Die französische Phase-III-Studie PRODIGE 23 verglich eine Induktionstherapie mit 6 Zyklen FOLFIRINOX gefolgt von einer Capecitabin-basierten RChT, TME und weiterer adjuvanter Therapie mit Capecitabin oder FOLFOX mit dem Vergleichsregime aus Capecitabin-basierter RChT gefolgt von TME nach 7 Wochen und einer adjuvanten Therapie mit Capecitabin oder FOLFOX über 6 Monate [23]. Ähnlich wie in RAPIDO wurde durch die TNT-Strategie praktisch eine Verdoppelung der pCR-Rate (28 % vs. 12 %) bei ebenfalls verbessertem DFS (HR 0,69) erreicht.

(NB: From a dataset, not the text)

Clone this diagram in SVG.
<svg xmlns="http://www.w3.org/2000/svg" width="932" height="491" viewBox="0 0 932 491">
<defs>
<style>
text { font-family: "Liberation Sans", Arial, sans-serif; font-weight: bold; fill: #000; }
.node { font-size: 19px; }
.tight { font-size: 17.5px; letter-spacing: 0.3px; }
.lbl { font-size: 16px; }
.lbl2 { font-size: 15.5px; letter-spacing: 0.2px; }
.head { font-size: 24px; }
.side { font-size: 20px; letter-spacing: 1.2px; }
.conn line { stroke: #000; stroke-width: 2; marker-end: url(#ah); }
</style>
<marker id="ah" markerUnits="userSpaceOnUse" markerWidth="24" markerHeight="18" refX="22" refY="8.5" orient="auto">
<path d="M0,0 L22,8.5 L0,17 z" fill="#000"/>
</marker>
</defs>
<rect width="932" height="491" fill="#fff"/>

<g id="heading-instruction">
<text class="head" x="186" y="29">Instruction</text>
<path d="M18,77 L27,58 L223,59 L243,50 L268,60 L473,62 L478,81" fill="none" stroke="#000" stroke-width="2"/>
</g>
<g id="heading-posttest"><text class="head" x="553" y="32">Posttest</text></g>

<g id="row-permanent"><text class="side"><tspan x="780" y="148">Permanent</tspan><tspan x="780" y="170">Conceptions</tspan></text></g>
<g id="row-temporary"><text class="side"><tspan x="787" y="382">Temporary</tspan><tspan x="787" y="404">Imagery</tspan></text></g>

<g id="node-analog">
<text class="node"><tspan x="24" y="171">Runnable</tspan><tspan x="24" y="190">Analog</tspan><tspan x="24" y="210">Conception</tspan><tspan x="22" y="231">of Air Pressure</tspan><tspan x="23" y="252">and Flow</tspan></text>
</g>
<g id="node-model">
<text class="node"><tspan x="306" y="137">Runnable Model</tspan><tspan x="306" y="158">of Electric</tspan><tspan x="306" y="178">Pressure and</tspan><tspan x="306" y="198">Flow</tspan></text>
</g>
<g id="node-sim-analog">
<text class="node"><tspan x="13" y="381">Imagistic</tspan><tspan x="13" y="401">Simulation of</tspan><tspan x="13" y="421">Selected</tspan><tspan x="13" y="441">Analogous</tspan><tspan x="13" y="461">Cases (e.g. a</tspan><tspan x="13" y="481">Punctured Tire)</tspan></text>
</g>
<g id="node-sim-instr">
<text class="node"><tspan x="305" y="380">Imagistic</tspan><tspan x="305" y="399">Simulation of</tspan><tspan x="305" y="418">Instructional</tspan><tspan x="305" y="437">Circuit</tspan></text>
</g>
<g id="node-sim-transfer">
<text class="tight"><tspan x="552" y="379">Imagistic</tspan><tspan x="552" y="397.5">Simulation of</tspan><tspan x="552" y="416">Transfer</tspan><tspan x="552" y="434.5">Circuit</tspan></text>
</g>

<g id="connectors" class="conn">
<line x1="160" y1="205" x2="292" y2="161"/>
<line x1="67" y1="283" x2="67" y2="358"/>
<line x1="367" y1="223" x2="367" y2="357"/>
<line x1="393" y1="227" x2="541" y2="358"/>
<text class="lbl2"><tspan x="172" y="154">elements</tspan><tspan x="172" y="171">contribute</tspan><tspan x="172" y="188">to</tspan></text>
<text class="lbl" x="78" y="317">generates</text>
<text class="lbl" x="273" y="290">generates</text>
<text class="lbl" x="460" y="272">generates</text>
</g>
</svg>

Eine weitere randomisierte Studie, die Phase-II-Studie OPRA, evaluierte die optimale Sequenz der TNT hinsichtlich DFS und Organerhalt. Dabei wurde das Regime 4 Monate CAPOX oder FOLFOX gefolgt von RChT (Capecitabin oder infusionales 5-FU; 25 x 2 Gy mit der Option eines Boosts bis zur Gesamtdosis von 54 bzw. 56 Gy) mit dem Regime gleiche RChT gefolgt von identischer Konsolidierungs-Chemotherapie verglichen [24]. Hinsichtlich des DFS (3-Jahres-DFS 77 % vs. 78 %) und des metastasenfreien Überlebens nach 3 Jahren (82 % vs. 84 %) unterschieden sich beide Regime nicht relevant. Das „TME-freie Überleben“ nach 3 Jahren, das den Anteil der Patienten mit Organerhalt widerspiegelt, lag allerdings  im Konsolidierungsarm bei 59 % und im Induktionsarm bei 43 % [24], was erneut für das Konzept TNT plus Konsolidierung  spricht.

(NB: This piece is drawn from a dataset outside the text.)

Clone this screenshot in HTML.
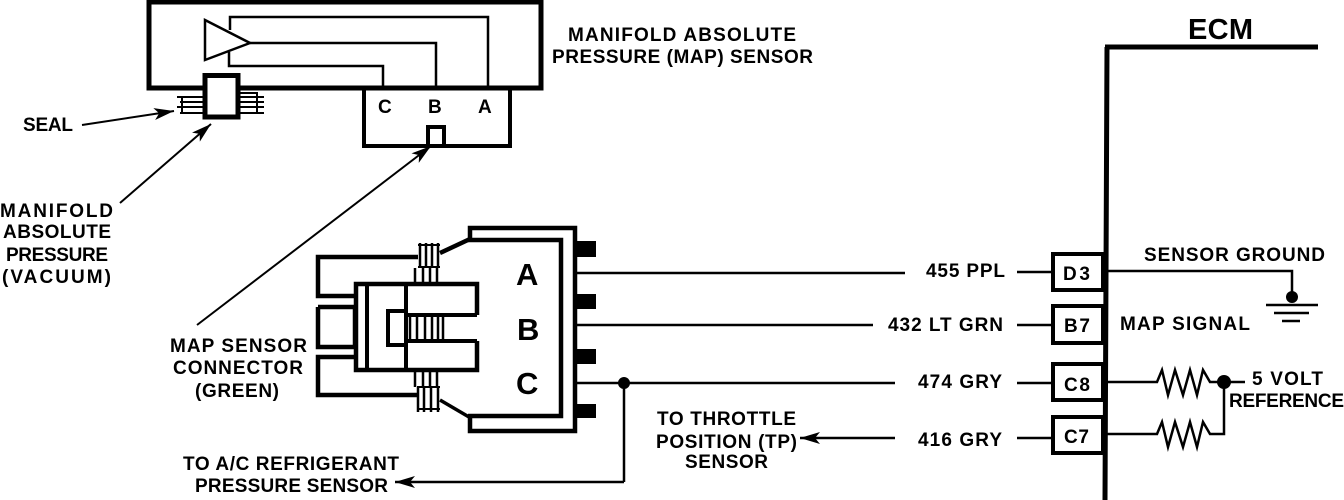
<!DOCTYPE html>
<html><head><meta charset="utf-8"><style>
html,body{margin:0;padding:0;background:#fff;width:1344px;height:500px;overflow:hidden}
svg{display:block}
text{font-family:"Liberation Sans",sans-serif;font-weight:bold;font-size:19px;fill:#000}
.big{font-size:31px}
</style></head><body>
<svg width="1344" height="500" viewBox="0 0 1344 500" xmlns="http://www.w3.org/2000/svg">
<defs>
<marker id="a" markerWidth="20" markerHeight="12" refX="20" refY="6" orient="auto" markerUnits="userSpaceOnUse"><path d="M0 0L20 6L0 12L5 6Z" fill="#000"/></marker>
</defs>
<g fill="none" stroke="#000" stroke-linejoin="miter">
<!-- MAP sensor body -->
<path d="M149 2H541V88H149Z" stroke-width="5"/>
<path d="M205 20L250 43L205 60Z" stroke-width="2.5"/>
<path d="M230 30V17H488V87" stroke-width="2.5"/>
<path d="M250 43H436V87" stroke-width="2.5"/>
<path d="M229 52V66H383V87" stroke-width="2.5"/>
<path d="M364 89V146H510V89" stroke-width="4"/>
<rect x="428" y="127" width="16" height="19" fill="#fff" stroke-width="4"/>
<!-- seal -->
<g stroke-width="2">
<path d="M177 97H204M180 102H204M177 107H204M180 113H204M182 97V113"/>
<path d="M240 93H258M240 97H264M240 102H264M240 107H264M240 113H264M257 93V113"/>
</g>
<rect x="205" y="75.5" width="33" height="41.5" fill="#fff" stroke-width="5"/>
<!-- label leaders -->
<g stroke-width="2">
<path d="M82 125L174 111" marker-end="url(#a)"/>
<path d="M120 203L211 124" marker-end="url(#a)"/>
<path d="M197 325L431 146" marker-end="url(#a)"/>
</g>
<!-- connector shell -->
<path d="M470 238V228H575V431H470V418" stroke-width="4.5"/>
<path d="M468 240H561V416H468" stroke-width="4.5"/>
<path d="M440 253L470 239" stroke-width="4.5"/>
<path d="M440 400L469 417" stroke-width="3.5"/>
<path d="M418 257H318V296H355M318 307H355V347H318V307M355 357H318V395H418" stroke-width="4.5"/>
<path d="M477 315V284H356V370H477V341" stroke-width="4.5"/>
<path d="M367 284V370M406 284V370" stroke-width="4"/>
<path d="M406 311H388V345H406" stroke-width="4"/>
<path d="M406 315H477M406 341H477" stroke-width="4"/>
<path d="M410 317V339M417 317V339M425 317V339M432 317V339M438 317V339M443 317V339" stroke-width="2.5"/>
<!-- ribs -->
<g stroke-width="2.5">
<path d="M415 268V284M423 268V284M430 268V284M437 268V284"/>
<path d="M420 243V268M426 243V268M432 243V268M438 243V268"/>
<path d="M418 245H440M418 267H440" stroke-width="2"/>
<path d="M415 370V387M423 370V387M430 370V387M437 370V387"/>
<path d="M418 387V412M424 387V412M431 387V412M438 387V412"/>
<path d="M417 387H440M417 409H440" stroke-width="2"/>
</g>
<!-- wires -->
<g stroke-width="2.5">
<path d="M577 273H905M577 325H873M577 383H895M1017 272H1052M1017 325H1052M1017 383H1052M1017 438H1052"/>
<path d="M624 383V482"/>
<path d="M1105 271H1292V297"/>
<path d="M895 438H800" marker-end="url(#a)"/>
<path d="M624 482H395" marker-end="url(#a)"/>
</g>
<path d="M1107 47L1105 500M1105 47H1318" stroke-width="5"/>
<rect x="1053" y="254" width="50" height="36" fill="#fff" stroke-width="4"/>
<rect x="1053" y="306" width="50" height="37" fill="#fff" stroke-width="4"/>
<rect x="1053" y="364" width="50" height="36" fill="#fff" stroke-width="4"/>
<rect x="1053" y="417" width="50" height="36" fill="#fff" stroke-width="4"/>
<path d="M1266 305H1318M1274 313H1309M1282 321H1300" stroke-width="2.5"/>
<g stroke-width="2.5">
<path d="M1107 382H1157L1162 370L1168 395L1175 370L1183 395L1190 370L1197 395L1203 370L1210 382H1245"/>
<path d="M1107 434H1157L1162 422L1168 447L1175 422L1183 447L1190 422L1197 447L1203 422L1210 434H1224V382"/>
</g>
</g>
<g fill="#000">
<circle cx="624" cy="383" r="6"/>
<circle cx="1292" cy="297" r="6"/>
<circle cx="1224" cy="382" r="7"/>
<rect x="577" y="241" width="19" height="16"/>
<rect x="577" y="294" width="19" height="15"/>
<rect x="577" y="349" width="19" height="15"/>
<rect x="577" y="404" width="19" height="14"/>
</g>
<text x="568" y="41" textLength="228" lengthAdjust="spacing">MANIFOLD ABSOLUTE</text>
<text x="552" y="63" textLength="261" lengthAdjust="spacing">PRESSURE (MAP) SENSOR</text>
<text x="1188" y="39" textLength="65" lengthAdjust="spacing" style="font-size:29px">ECM</text>
<text x="378" y="113">C</text><text x="428" y="113">B</text><text x="478" y="113">A</text>
<text x="23" y="131" textLength="50" lengthAdjust="spacing">SEAL</text>
<text x="0" y="217" textLength="113" lengthAdjust="spacing">MANIFOLD</text>
<text x="3" y="238" textLength="108" lengthAdjust="spacing">ABSOLUTE</text>
<text x="6" y="261" textLength="102" lengthAdjust="spacing">PRESSURE</text>
<text x="2" y="283" textLength="109" lengthAdjust="spacing">(VACUUM)</text>
<text x="170" y="352" textLength="137" lengthAdjust="spacing">MAP SENSOR</text>
<text x="173" y="374" textLength="130" lengthAdjust="spacing">CONNECTOR</text>
<text x="195" y="397" textLength="84" lengthAdjust="spacing">(GREEN)</text>
<text x="516" y="285" class="big">A</text><text x="517" y="340" class="big">B</text><text x="516" y="394" class="big">C</text>
<text x="926" y="277" textLength="79" lengthAdjust="spacing">455 PPL</text>
<text x="888" y="331" textLength="115" lengthAdjust="spacing">432 LT GRN</text>
<text x="918" y="388" textLength="84" lengthAdjust="spacing">474 GRY</text>
<text x="918" y="446" textLength="84" lengthAdjust="spacing">416 GRY</text>
<text x="1063" y="280" textLength="27" lengthAdjust="spacing">D3</text>
<text x="1064" y="332" textLength="26" lengthAdjust="spacing">B7</text>
<text x="1064" y="391" textLength="26" lengthAdjust="spacing">C8</text>
<text x="1064" y="443" textLength="25" lengthAdjust="spacing">C7</text>
<text x="1144" y="261" textLength="181" lengthAdjust="spacing">SENSOR GROUND</text>
<text x="1120" y="330" textLength="130" lengthAdjust="spacing">MAP SIGNAL</text>
<text x="1252" y="385" textLength="71" lengthAdjust="spacing">5 VOLT</text>
<text x="1229" y="407" textLength="115" lengthAdjust="spacing">REFERENCE</text>
<text x="657" y="425" textLength="139" lengthAdjust="spacing">TO THROTTLE</text>
<text x="656" y="448" textLength="141" lengthAdjust="spacing">POSITION (TP)</text>
<text x="685" y="468" textLength="83" lengthAdjust="spacing">SENSOR</text>
<text x="183" y="470" textLength="216" lengthAdjust="spacing">TO A/C REFRIGERANT</text>
<text x="195" y="492" textLength="193" lengthAdjust="spacing">PRESSURE SENSOR</text>
</svg>
</body></html>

Werden alle vier Studien (RAPIDO, PRODIGE 23, OPRA, CAO/ARO/AIO-12) zusammen bewertet, sieht die AIO ab sofort die TNT als präferierte neue Therapieoption für Patienten mit lokal weit fortgeschrittenem Rektumkarzinom. Im Rahmen der TNT kann die RT laut AIO entweder als Langzeit-RChT unter Beteiligung von Capecitabin oder infusionalem 5-FU oder als 5 x 5 Gy erfolgen. Die Dauer der Konsolidierung (CAPOX oder FOLFOX) sollte 3 bis 4,5 Monate betragen, falls keine klinischen Gründe dagegensprechen [20]. Die TNT mit Konsolidierung sollte laut AIO gegenüber der TNT mit Induktion präferiert werden – nicht nur, weil die Daten der CAO/ARO/AIO-12-Studie dies nahelegen, sondern auch, weil die Daten zum TME-freien Überleben der OPRA-Studie unter einer TNT mit Konsolidierung die Option eines Watch-and-wait-Konzeptes möglich erscheinen lassen [20].